Cette évolution s’inscrit dans une dynamique plus large de resserrement du contrôle médiatique au Mali. Depuis 2022, les autorités ont déployé un « serrage de vis » contre les médias internationaux, qui s’est traduit par la suspension de RFI et France 24, accusés de diffuser des informations jugées hostiles aux Forces armées maliennes (FAMa) et à la transition. La dynamique de la restriction a également ciblé des médias nationaux, parmi lesquels Joliba TV News suspendue à plusieurs reprises et a même été menacée d’un retrait de licence.
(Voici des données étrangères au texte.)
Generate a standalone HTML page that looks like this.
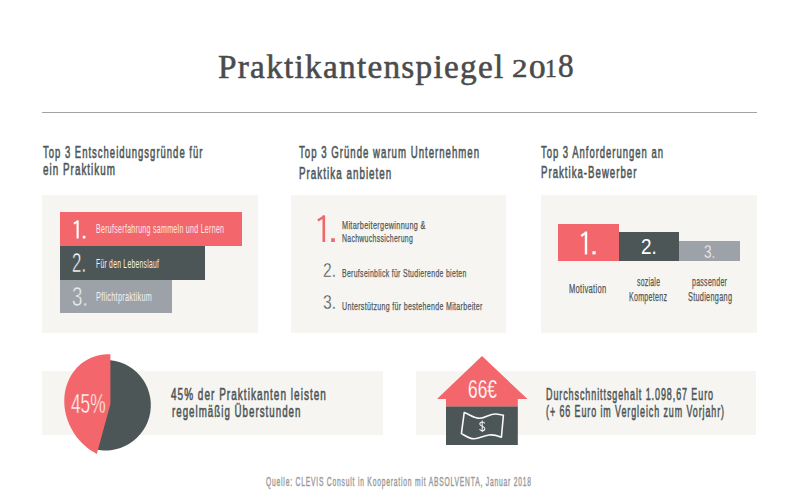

Les rédactions locales se voient de plus en plus imposer le « patriotiquement correct », un cadrage éditorial valorisant l’action de l’État, minimisant les difficultés et évitant toute critique frontale du pouvoir ou des forces de défense et de sécurité. Cette transformation du paysage médiatique influence directement la manière dont la crise est perçue, commentée et, au final, comprise.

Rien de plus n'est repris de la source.